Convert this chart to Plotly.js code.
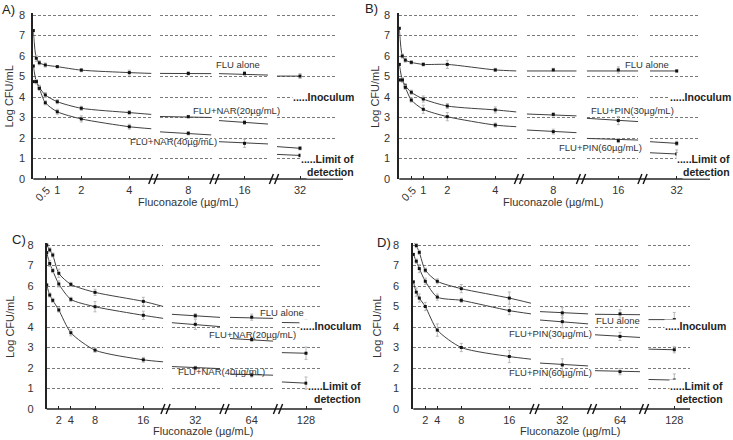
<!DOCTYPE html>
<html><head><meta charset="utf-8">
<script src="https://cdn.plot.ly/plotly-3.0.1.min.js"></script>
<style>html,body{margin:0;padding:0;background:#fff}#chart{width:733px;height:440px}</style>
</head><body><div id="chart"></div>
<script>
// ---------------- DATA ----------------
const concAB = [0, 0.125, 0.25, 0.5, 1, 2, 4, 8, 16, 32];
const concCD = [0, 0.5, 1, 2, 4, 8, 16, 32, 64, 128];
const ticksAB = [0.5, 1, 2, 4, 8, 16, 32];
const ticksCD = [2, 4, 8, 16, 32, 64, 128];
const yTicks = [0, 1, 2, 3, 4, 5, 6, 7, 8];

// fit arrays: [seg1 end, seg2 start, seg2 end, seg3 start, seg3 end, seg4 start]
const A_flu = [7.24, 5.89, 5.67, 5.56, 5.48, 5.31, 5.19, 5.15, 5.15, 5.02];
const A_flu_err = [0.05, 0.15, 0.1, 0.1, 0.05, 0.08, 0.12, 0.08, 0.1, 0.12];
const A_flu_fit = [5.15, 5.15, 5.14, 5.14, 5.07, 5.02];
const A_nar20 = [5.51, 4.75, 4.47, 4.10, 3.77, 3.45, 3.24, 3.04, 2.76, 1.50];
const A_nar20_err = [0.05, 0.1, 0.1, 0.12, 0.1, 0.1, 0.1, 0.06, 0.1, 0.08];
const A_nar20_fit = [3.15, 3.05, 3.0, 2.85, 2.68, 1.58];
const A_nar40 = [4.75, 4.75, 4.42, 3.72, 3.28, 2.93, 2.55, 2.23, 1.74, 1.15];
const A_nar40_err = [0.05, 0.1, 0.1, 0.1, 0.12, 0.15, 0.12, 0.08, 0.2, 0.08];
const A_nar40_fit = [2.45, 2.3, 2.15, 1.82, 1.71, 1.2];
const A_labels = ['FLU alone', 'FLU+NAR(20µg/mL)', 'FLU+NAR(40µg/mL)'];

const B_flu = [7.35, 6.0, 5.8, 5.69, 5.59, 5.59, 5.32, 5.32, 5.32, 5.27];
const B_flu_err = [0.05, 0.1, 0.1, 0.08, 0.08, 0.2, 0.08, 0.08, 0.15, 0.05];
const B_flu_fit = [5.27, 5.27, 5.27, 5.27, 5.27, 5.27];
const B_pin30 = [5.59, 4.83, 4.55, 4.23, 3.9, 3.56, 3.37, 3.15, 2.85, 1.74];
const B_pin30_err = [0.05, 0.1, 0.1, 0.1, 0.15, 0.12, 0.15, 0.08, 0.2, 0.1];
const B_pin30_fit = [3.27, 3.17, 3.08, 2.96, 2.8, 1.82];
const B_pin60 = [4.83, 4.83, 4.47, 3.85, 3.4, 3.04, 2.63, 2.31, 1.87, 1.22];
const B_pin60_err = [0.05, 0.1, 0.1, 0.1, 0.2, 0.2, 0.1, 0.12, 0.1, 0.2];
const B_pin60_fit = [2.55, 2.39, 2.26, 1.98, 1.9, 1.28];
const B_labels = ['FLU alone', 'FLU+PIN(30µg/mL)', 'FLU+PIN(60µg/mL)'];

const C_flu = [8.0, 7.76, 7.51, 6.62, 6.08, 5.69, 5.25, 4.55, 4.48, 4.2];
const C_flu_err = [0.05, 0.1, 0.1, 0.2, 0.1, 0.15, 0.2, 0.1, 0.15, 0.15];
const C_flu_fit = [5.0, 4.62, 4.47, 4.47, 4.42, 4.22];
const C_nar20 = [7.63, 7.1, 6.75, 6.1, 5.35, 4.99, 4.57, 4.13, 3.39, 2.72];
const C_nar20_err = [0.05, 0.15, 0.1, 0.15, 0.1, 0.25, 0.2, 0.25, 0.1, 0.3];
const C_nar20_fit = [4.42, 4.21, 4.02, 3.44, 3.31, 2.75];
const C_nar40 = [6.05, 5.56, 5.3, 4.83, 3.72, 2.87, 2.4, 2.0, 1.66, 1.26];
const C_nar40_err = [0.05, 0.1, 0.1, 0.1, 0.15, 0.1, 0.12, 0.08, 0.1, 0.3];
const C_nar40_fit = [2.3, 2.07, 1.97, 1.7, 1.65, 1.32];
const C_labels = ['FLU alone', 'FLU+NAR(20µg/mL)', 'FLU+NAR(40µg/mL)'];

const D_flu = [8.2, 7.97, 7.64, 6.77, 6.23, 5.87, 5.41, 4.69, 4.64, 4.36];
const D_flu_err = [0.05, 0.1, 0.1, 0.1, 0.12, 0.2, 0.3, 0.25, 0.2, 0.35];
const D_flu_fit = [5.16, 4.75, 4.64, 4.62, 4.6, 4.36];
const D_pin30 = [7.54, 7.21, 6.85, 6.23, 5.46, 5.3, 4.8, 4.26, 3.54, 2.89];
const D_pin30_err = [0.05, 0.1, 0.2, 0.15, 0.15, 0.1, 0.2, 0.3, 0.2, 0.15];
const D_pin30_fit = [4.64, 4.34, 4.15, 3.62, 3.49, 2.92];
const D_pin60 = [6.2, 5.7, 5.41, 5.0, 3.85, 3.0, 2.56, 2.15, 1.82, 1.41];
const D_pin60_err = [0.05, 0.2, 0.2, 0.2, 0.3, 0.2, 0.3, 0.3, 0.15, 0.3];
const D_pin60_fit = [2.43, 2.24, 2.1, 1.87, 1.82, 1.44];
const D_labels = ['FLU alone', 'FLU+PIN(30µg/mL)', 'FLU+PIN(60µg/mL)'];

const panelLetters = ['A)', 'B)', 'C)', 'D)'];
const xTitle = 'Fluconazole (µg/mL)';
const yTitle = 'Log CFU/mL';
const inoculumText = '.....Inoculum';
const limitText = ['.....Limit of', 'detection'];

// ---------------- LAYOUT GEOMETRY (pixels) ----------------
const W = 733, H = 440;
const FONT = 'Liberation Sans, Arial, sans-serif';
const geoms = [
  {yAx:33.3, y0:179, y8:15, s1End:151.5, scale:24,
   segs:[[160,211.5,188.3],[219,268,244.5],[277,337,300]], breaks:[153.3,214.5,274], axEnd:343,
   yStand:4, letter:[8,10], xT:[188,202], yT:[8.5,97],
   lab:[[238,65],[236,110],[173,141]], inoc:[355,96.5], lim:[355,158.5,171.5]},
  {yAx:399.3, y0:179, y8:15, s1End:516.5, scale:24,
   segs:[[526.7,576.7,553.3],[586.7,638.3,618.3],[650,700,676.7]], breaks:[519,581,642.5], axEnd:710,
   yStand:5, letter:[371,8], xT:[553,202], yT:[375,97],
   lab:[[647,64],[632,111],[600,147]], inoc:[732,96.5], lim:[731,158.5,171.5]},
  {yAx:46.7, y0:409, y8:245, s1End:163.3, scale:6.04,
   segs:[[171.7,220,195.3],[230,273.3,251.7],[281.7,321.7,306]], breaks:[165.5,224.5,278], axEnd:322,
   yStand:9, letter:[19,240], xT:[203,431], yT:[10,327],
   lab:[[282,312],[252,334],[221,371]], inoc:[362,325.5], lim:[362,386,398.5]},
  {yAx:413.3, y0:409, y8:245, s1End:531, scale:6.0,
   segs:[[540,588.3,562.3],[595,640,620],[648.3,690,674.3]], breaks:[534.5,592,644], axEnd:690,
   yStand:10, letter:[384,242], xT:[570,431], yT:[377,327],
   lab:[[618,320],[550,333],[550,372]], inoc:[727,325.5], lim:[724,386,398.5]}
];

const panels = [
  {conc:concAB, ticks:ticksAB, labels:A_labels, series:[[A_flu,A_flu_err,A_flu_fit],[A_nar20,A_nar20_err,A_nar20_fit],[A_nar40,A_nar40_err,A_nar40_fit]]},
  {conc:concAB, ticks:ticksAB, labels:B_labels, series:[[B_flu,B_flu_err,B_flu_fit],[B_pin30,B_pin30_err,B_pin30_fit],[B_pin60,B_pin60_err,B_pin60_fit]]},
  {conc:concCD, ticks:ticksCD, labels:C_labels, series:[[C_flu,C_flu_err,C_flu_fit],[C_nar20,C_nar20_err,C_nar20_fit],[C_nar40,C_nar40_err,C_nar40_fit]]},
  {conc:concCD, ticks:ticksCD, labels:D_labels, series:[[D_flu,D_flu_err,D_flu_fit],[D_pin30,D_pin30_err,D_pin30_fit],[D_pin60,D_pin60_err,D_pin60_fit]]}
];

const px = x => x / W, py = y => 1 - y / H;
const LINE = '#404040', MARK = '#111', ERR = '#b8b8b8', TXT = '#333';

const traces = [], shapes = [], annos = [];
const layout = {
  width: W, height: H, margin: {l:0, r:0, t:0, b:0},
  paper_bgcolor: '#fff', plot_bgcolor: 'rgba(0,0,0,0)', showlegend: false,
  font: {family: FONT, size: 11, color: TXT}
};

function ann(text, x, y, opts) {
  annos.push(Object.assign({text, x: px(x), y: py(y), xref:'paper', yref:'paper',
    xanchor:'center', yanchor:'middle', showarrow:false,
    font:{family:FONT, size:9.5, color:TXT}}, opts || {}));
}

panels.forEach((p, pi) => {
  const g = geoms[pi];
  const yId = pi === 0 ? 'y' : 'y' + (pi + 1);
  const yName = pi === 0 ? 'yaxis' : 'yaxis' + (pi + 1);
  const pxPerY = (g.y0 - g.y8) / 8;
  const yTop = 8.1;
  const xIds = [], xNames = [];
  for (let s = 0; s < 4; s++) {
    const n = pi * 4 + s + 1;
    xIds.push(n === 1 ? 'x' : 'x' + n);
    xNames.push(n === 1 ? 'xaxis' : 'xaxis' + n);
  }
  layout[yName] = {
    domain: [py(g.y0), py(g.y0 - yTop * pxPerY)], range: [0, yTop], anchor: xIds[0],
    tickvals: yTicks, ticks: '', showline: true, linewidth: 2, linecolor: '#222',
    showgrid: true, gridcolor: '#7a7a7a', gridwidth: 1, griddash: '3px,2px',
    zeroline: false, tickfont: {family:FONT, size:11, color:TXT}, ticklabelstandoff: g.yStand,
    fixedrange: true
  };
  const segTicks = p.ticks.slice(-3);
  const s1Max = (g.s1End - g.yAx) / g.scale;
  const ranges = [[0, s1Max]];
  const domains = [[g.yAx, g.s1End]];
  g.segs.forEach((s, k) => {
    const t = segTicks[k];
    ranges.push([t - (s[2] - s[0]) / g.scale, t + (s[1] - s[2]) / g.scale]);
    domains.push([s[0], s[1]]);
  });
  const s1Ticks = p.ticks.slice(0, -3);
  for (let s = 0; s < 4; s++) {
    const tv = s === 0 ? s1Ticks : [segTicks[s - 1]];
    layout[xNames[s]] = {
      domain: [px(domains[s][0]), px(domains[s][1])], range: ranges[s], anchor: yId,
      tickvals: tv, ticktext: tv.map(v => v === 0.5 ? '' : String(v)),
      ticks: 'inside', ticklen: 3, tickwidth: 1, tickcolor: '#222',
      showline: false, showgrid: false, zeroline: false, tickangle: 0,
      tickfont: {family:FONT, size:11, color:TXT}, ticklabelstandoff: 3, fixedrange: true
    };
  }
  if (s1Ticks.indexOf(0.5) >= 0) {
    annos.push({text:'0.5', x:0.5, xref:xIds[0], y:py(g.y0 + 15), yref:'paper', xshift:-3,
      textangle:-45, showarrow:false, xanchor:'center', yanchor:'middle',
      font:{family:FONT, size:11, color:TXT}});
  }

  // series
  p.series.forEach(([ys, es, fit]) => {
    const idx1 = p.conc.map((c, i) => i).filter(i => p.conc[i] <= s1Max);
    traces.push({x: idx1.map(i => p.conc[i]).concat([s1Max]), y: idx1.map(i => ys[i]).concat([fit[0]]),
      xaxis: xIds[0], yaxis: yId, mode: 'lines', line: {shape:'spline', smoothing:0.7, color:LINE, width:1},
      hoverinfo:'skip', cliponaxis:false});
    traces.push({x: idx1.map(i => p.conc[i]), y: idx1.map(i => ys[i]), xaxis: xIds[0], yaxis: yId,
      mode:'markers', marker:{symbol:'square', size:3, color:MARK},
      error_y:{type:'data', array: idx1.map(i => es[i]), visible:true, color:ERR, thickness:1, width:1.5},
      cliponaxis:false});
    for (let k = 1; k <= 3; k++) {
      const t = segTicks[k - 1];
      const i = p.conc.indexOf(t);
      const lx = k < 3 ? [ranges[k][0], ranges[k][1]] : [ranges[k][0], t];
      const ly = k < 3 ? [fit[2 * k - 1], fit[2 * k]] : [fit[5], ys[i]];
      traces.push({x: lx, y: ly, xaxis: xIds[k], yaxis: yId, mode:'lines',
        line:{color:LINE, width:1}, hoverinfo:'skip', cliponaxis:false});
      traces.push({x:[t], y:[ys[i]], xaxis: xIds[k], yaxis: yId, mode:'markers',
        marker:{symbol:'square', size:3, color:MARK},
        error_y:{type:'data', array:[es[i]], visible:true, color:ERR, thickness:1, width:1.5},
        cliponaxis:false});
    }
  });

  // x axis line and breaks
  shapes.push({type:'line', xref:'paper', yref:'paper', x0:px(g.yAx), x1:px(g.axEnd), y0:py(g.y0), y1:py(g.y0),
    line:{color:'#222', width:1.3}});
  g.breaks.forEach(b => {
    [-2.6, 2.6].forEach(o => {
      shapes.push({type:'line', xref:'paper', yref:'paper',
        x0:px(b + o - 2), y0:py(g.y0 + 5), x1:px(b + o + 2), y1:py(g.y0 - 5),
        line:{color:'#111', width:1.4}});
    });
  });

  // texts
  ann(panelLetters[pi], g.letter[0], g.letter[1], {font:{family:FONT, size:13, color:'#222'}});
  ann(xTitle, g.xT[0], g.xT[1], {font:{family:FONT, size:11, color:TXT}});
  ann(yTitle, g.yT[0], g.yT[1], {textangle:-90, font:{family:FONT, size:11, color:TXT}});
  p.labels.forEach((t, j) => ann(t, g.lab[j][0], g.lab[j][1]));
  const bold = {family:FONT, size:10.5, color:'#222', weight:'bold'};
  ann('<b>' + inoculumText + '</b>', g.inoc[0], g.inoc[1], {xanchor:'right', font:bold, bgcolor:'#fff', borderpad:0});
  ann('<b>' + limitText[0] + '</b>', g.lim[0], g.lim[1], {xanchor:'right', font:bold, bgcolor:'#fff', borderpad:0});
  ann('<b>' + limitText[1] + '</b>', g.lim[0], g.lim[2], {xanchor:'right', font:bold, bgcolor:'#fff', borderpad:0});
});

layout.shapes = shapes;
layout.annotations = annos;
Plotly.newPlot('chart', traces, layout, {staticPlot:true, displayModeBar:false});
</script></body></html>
· · ·
TASK INSTRUCTIONS:
Please reproduce the listing exactly from its opening line through the line that contains "const yTicks = [0, 1, 2, 3, 4, 5, 6, 7, 8];", both included, with all pictures omitted.

EXERCISE RESPONSE:
Convert this chart to Plotly.js code.
<!DOCTYPE html>
<html><head><meta charset="utf-8">
<script src="https://cdn.plot.ly/plotly-3.0.1.min.js"></script>
<style>html,body{margin:0;padding:0;background:#fff}#chart{width:733px;height:440px}</style>
</head><body><div id="chart"></div>
<script>
// ---------------- DATA ----------------
const concAB = [0, 0.125, 0.25, 0.5, 1, 2, 4, 8, 16, 32];
const concCD = [0, 0.5, 1, 2, 4, 8, 16, 32, 64, 128];
const ticksAB = [0.5, 1, 2, 4, 8, 16, 32];
const ticksCD = [2, 4, 8, 16, 32, 64, 128];
const yTicks = [0, 1, 2, 3, 4, 5, 6, 7, 8];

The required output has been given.